For most people, the idea of head lice infestations probably makes them think of school. Many people who catch head lice do so in communal spaces like schools where they are in close proximity to others for a long portion of the day.
However, lice and similar insect infestations can also spread in nursing home facilities if staff members aren’t careful about cleaning spaces and helping residents with their personal hygiene. In fact, the presence of lice could be an early warning that staff members aren’t doing enough to ensure the safety and comfort of your loved one, which might constitute neglect if it becomes serious enough.
Lice infestations are relatively easy to treat
While lice can quickly spread from person to person or via unclean clothing or furniture, it is also relatively simple to treat lice infestations. Proper hygiene habits and careful grooming, especially combing the hair with a nit comb, will generally be enough to get a lice infestation under control.
Deep cleaning a room and laundering clothing and bedsheets are also often part of addressing a lice infestation. If staff members have not already cleaned the space and helped your loved one remove the lice in their hair, they may not provide adequate care in other areas either.
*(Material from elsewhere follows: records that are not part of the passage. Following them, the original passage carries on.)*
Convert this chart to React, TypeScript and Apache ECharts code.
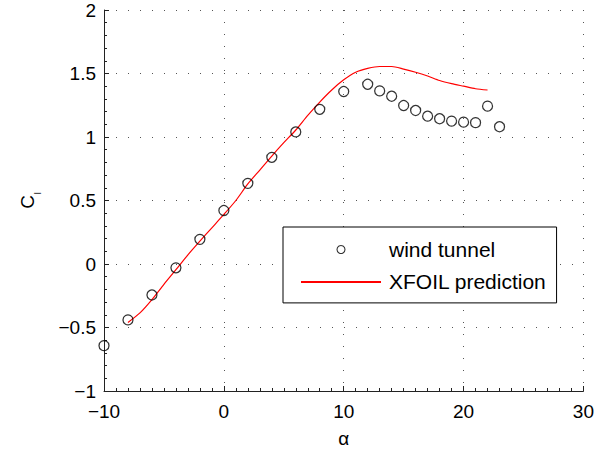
import React, { useEffect, useRef } from "react";
import * as echarts from "echarts";

const alphaTunnel = [-10, -8, -6, -4, -2, 0, 2, 4, 6, 8, 10, 12, 13, 14, 15, 16, 17, 18, 19, 20, 21, 22, 23];
const clTunnel = [-0.643, -0.44, -0.244, -0.03, 0.194, 0.421, 0.635, 0.84, 1.04, 1.218, 1.358, 1.415, 1.363, 1.321, 1.248, 1.209, 1.164, 1.144, 1.125, 1.117, 1.113, 1.243, 1.081];

const alphaXfoil = [-8, -7, -6, -5, -4, -3, -2, -1, 0, 1, 2, 3, 4, 5, 6, 7, 8, 9, 10, 11, 12, 13, 14, 15, 16, 17, 18, 19, 20, 21, 22];
const clXfoil = [-0.46, -0.385, -0.28, -0.16, -0.045, 0.072, 0.18, 0.285, 0.39, 0.5, 0.63, 0.74, 0.85, 0.955, 1.055, 1.17, 1.275, 1.37, 1.45, 1.51, 1.54, 1.555, 1.555, 1.535, 1.51, 1.48, 1.445, 1.42, 1.4, 1.38, 1.37];

const seriesNames = ["wind tunnel", "XFOIL prediction"];
const xName = "α";

const FONT = "'Liberation Sans', Arial, Helvetica, sans-serif";
const fmt = (v: number) => String(v).replace("-", "\u2212");

export default function App() {
  const ref = useRef<HTMLDivElement>(null);
  useEffect(() => {
    if (!ref.current) return;
    const chart = echarts.init(ref.current, null, { renderer: "svg" });
    const dotted = { color: "#555", width: 1, type: [1, 11] as number[] };
    chart.setOption({
      animation: false,
      backgroundColor: "#fff",
      textStyle: { fontFamily: FONT },
      grid: { left: 104, right: 13, top: 10, bottom: 60 },
      xAxis: {
        type: "value",
        min: -10,
        max: 30,
        interval: 10,
        name: xName,
        nameLocation: "middle",
        nameGap: 38,
        nameTextStyle: { fontSize: 19, color: "#000", fontFamily: FONT },
        axisLine: { show: true, onZero: false, lineStyle: { color: "#222", width: 1 } },
        axisTick: { show: true, inside: true, length: 5, lineStyle: { color: "#222" } },
        minorTick: { show: true, splitNumber: 10, length: 3, lineStyle: { color: "#222" } },
        axisLabel: { fontSize: 19, color: "#000", margin: 11, formatter: fmt, fontFamily: FONT },
        splitLine: { show: true, lineStyle: dotted },
      },
      yAxis: {
        type: "value",
        min: -1,
        max: 2,
        interval: 0.5,
        name: "{c|C}{s|l}",
        nameLocation: "middle",
        nameRotate: 90,
        nameGap: 63,
        nameTextStyle: {
          color: "#000",
          fontFamily: FONT,
          rich: {
            c: { fontSize: 19, lineHeight: 22, padding: [0, 0, 5, 0], color: "#000", fontFamily: FONT },
            s: { fontSize: 9, lineHeight: 9, padding: [17, 0, 1, 1], color: "#000", fontFamily: FONT },
          },
        },
        axisLine: { show: true, onZero: false, lineStyle: { color: "#222", width: 1 } },
        axisTick: { show: true, inside: true, length: 5, lineStyle: { color: "#222" } },
        minorTick: { show: true, splitNumber: 5, length: 3, lineStyle: { color: "#222" } },
        axisLabel: { fontSize: 19, color: "#000", margin: 8, formatter: fmt, fontFamily: FONT },
        splitLine: { show: true, lineStyle: dotted },
      },
      legend: {
        orient: "vertical",
        left: 283,
        top: 227,
        data: [
          { name: seriesNames[0], itemStyle: { color: "rgba(0,0,0,0)", borderColor: "#000", borderWidth: 1.1 } },
          { name: seriesNames[1], itemStyle: { opacity: 0 } },
        ],
        backgroundColor: "#fff",
        borderColor: "#000",
        borderWidth: 1,
        borderRadius: 0,
        padding: [12, 10, 10.5, 17],
        itemWidth: 80,
        itemHeight: 8,
        itemGap: 11.4,
        selectedMode: false,
        textStyle: { fontSize: 21, lineHeight: 21, color: "#000", fontFamily: FONT, padding: [0, 0, 0, 3] },
      },
      series: [
        {
          name: seriesNames[0],
          type: "scatter",
          symbol: "circle",
          symbolSize: 10,
          itemStyle: { color: "rgba(0,0,0,0)", borderColor: "#000", borderWidth: 1.25 },
          data: alphaTunnel.map((a, i) => [a, clTunnel[i]]),
          z: 3,
        },
        {
          name: seriesNames[1],
          type: "line",
          symbol: "none",
          showSymbol: false,
          smooth: 0.25,
          lineStyle: { color: "#ff0000", width: 1.2 },
          itemStyle: { color: "#ff0000" },
          data: alphaXfoil.map((a, i) => [a, clXfoil[i]]),
          z: 2,
        },
      ],
    });
    return () => chart.dispose();
  }, []);
  return (
    <div
      ref={ref}
      style={{ position: "absolute", left: 0, top: 0, width: 597, height: 453, background: "#fff" }}
    />
  );
}
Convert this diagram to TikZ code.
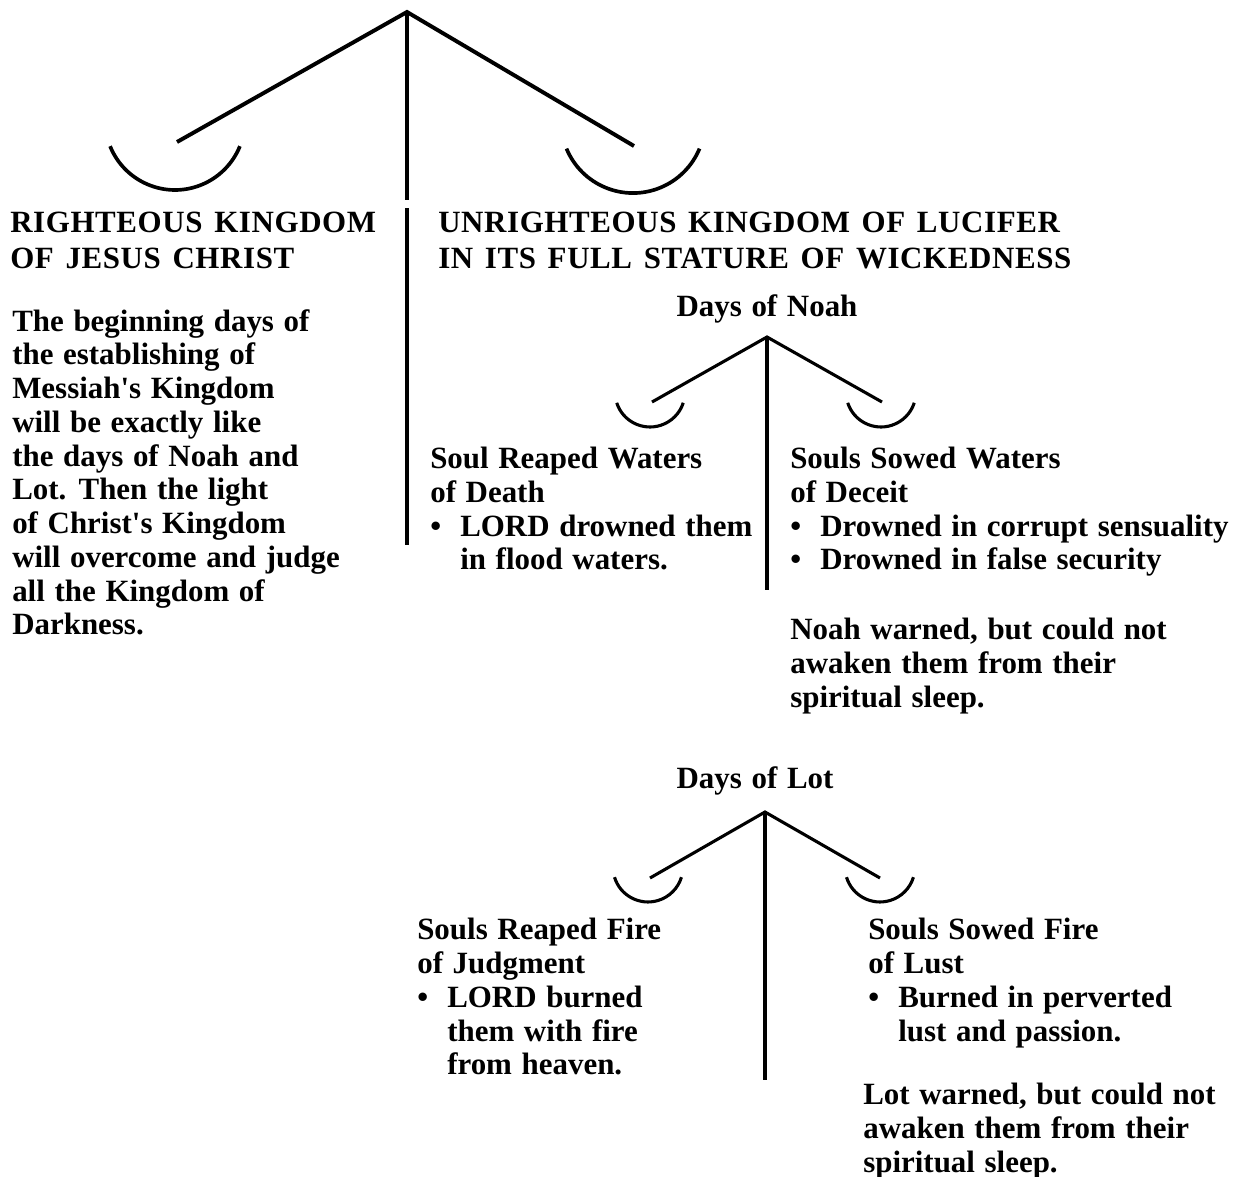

If the staff doesn’t address lice, they may not stop bedsores or notice infections
While lice are unsightly and unpleasant, in most cases, they pose little if any risk to the health of the person with them. They can cause issues for people with bleeding conditions or those with allergies or who are very prone to infection. Still, their presence is a troubling sign that could mean that staff won’t notice that your loved one is ill or that they won’t take adequate care to prevent bedsores from forming and to treat them to stop them from progressing if they do develop.
Taking steps to documents the lice infestation and quickly address it and the standard of care of your loved one has received is of the utmost importance for protecting the vulnerable older adult that you love.